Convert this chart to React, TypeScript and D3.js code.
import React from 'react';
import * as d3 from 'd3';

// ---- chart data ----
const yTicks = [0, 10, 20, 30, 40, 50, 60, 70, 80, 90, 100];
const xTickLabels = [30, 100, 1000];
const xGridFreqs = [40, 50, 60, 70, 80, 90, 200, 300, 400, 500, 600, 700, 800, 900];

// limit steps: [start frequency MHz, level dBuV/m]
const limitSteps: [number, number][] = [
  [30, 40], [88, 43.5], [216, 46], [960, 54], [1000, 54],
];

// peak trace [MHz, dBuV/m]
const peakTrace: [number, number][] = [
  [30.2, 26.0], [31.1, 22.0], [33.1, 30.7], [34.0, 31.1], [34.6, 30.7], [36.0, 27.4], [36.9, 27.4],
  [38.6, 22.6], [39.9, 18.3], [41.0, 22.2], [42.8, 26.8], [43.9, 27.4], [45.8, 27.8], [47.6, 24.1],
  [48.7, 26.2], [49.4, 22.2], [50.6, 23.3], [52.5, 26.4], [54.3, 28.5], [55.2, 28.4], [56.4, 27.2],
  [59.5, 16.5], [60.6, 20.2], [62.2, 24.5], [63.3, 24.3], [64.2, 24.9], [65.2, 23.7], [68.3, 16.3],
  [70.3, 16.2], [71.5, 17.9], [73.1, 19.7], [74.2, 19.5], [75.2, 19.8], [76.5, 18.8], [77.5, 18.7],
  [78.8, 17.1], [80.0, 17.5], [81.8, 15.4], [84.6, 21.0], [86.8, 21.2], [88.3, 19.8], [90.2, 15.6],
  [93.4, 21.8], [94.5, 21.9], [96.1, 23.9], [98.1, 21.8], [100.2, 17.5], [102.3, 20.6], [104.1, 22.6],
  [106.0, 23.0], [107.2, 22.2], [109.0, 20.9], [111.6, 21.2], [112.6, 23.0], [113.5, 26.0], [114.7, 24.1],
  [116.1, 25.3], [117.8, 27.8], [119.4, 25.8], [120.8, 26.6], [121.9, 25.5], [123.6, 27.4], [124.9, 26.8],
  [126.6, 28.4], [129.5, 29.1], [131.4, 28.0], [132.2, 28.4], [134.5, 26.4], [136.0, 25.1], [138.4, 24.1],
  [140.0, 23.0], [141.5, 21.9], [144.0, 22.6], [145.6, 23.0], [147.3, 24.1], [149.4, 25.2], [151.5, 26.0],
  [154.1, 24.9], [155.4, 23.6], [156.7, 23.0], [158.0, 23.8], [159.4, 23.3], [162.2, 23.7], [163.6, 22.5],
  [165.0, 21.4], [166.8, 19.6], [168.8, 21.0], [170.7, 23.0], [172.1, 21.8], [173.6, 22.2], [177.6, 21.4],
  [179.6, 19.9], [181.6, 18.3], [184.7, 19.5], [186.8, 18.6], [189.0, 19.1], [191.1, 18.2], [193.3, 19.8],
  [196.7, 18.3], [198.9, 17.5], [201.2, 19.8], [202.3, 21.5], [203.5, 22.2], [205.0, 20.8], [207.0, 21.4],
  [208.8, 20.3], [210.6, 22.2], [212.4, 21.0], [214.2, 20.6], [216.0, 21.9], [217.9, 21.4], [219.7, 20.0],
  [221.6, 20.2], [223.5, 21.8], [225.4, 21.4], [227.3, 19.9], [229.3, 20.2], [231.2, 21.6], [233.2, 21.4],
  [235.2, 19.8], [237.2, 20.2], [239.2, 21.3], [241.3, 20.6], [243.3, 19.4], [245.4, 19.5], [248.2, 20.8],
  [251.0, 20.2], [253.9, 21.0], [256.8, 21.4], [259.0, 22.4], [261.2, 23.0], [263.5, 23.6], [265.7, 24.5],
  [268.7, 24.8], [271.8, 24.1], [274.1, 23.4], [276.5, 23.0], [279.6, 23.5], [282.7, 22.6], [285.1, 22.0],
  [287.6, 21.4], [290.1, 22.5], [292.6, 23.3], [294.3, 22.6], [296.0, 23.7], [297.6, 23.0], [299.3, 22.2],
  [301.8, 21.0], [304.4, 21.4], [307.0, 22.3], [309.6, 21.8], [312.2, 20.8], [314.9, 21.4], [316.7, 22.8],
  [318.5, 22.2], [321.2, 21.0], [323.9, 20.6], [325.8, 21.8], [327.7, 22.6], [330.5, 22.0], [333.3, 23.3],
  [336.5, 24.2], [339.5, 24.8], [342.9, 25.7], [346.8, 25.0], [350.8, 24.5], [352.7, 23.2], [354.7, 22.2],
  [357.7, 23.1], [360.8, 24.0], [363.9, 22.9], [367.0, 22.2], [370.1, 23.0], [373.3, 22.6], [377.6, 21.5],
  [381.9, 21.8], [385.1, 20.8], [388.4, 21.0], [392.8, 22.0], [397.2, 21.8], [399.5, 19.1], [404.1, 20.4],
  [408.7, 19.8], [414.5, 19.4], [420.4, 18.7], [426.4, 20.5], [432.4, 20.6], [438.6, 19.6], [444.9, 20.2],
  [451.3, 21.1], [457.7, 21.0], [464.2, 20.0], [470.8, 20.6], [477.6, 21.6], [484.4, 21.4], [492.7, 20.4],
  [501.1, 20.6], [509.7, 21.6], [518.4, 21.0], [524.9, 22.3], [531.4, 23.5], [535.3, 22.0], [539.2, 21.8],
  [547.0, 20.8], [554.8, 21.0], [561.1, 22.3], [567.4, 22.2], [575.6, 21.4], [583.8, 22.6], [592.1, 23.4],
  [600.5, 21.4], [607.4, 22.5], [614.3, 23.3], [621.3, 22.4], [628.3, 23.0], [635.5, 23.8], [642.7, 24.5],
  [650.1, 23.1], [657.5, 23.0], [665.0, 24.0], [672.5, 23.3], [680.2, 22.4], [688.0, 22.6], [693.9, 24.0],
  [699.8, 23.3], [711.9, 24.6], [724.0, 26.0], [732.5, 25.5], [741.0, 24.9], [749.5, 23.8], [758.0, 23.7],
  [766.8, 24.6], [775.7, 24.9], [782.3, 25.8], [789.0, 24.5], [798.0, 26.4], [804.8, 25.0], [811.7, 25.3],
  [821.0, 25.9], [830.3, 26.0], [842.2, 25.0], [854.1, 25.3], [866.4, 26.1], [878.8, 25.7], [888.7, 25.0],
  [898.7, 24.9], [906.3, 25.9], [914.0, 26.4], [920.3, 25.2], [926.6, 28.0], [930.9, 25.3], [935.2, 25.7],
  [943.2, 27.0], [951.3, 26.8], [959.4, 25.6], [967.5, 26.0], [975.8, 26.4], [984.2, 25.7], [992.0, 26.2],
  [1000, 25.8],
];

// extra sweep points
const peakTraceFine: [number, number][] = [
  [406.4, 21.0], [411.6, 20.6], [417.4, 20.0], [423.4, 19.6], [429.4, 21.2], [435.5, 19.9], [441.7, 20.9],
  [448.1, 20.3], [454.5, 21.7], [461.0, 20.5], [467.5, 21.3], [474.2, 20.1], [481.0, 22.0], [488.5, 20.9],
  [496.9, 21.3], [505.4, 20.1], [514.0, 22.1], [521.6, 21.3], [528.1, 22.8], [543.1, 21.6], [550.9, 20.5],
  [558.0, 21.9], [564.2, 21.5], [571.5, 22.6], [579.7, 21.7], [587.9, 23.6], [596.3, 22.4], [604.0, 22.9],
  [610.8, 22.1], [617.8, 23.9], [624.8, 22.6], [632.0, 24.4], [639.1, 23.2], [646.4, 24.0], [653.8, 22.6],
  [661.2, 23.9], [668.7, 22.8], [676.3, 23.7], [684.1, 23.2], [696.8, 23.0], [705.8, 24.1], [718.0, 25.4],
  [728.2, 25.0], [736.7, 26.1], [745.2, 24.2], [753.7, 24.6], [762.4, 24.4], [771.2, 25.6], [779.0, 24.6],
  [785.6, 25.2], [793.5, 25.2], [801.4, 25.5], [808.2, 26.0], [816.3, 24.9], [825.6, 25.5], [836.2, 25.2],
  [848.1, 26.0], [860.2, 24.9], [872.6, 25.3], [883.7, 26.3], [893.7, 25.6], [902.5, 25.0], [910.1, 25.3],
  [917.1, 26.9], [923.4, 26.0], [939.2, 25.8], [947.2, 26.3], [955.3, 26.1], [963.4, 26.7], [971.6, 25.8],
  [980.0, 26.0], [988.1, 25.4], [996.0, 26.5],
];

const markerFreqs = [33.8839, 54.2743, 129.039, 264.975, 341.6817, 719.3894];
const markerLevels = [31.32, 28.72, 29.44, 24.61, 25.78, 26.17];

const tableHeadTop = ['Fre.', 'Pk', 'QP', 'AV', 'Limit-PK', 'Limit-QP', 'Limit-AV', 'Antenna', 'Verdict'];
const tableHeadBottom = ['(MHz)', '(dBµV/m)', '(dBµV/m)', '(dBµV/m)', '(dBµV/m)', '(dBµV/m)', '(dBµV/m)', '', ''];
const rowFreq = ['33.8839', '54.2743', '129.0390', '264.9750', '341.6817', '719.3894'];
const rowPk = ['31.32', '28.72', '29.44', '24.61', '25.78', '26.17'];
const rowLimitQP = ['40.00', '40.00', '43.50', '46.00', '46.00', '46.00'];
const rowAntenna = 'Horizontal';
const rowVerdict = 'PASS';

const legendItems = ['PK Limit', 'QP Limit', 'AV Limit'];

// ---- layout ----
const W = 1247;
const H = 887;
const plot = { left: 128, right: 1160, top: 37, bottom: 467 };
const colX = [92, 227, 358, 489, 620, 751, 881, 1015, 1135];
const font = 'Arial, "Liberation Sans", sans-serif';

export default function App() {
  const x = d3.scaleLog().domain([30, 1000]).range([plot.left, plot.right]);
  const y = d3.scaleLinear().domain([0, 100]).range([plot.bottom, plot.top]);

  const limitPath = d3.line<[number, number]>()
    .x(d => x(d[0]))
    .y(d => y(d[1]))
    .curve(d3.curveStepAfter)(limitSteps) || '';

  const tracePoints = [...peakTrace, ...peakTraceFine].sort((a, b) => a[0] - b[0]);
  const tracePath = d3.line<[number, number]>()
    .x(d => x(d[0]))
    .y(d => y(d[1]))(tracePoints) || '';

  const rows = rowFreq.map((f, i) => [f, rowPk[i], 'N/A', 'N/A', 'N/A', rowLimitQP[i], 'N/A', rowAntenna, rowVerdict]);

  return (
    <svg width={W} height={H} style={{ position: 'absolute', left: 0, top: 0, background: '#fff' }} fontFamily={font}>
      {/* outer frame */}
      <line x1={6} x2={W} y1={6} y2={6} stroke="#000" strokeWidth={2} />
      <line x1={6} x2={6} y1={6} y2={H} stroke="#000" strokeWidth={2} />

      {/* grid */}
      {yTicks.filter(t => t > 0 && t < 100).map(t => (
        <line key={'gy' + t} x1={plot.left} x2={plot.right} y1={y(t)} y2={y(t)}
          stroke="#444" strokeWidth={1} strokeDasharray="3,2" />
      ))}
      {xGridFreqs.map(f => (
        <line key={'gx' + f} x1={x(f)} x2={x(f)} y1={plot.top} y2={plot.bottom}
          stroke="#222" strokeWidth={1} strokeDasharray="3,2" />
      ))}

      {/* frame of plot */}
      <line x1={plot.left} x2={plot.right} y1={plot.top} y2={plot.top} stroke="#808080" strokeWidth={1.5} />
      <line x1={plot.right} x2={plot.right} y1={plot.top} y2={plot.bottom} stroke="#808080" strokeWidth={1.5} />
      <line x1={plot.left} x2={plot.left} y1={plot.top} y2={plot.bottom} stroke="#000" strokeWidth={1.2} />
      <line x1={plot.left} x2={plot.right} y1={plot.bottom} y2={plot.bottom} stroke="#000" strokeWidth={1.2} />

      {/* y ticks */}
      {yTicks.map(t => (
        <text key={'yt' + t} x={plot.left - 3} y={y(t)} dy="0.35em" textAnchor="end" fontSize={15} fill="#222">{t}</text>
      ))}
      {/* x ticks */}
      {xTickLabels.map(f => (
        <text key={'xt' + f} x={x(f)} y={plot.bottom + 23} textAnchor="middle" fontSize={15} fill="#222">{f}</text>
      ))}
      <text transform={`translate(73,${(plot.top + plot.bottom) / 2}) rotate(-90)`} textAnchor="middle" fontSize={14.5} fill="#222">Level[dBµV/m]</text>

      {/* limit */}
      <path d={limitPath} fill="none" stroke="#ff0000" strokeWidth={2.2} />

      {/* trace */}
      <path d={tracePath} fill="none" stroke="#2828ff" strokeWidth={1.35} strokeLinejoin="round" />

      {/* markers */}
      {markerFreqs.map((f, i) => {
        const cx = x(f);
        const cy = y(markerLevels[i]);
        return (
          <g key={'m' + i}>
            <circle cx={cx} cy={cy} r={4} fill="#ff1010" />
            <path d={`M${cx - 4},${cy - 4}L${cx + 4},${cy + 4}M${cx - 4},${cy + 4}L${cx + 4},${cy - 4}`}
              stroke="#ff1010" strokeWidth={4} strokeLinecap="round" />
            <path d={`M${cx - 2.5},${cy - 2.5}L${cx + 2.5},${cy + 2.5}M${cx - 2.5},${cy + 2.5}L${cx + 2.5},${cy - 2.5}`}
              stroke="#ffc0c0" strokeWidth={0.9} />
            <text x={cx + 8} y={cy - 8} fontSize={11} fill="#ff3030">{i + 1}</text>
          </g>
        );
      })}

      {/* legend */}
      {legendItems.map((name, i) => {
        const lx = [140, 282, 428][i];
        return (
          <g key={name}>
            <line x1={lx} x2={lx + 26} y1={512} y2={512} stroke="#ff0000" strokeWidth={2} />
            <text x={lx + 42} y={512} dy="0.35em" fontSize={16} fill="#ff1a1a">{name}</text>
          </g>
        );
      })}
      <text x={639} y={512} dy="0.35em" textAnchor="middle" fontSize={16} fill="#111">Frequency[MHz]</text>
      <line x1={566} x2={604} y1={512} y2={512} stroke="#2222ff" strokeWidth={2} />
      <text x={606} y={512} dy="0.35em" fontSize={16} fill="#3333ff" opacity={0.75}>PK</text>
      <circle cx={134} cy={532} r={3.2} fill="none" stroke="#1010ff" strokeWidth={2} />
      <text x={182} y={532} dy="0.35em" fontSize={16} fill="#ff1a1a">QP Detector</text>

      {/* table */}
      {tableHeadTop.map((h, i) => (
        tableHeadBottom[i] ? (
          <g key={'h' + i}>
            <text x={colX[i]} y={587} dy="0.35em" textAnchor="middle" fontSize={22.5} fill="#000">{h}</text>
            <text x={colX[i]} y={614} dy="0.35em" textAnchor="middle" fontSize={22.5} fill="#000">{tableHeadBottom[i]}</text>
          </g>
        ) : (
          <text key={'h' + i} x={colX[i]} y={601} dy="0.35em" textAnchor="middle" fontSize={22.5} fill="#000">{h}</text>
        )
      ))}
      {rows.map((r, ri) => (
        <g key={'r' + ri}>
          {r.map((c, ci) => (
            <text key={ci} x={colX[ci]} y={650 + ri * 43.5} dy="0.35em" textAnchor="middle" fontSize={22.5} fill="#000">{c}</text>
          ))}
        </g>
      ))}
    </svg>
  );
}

__________________________________________________

WRITTEN REQUEST -> Within the data above, count the lines that contain the string "chart"; the reply is the number alone.

COMPLETE RESPONSE -> 2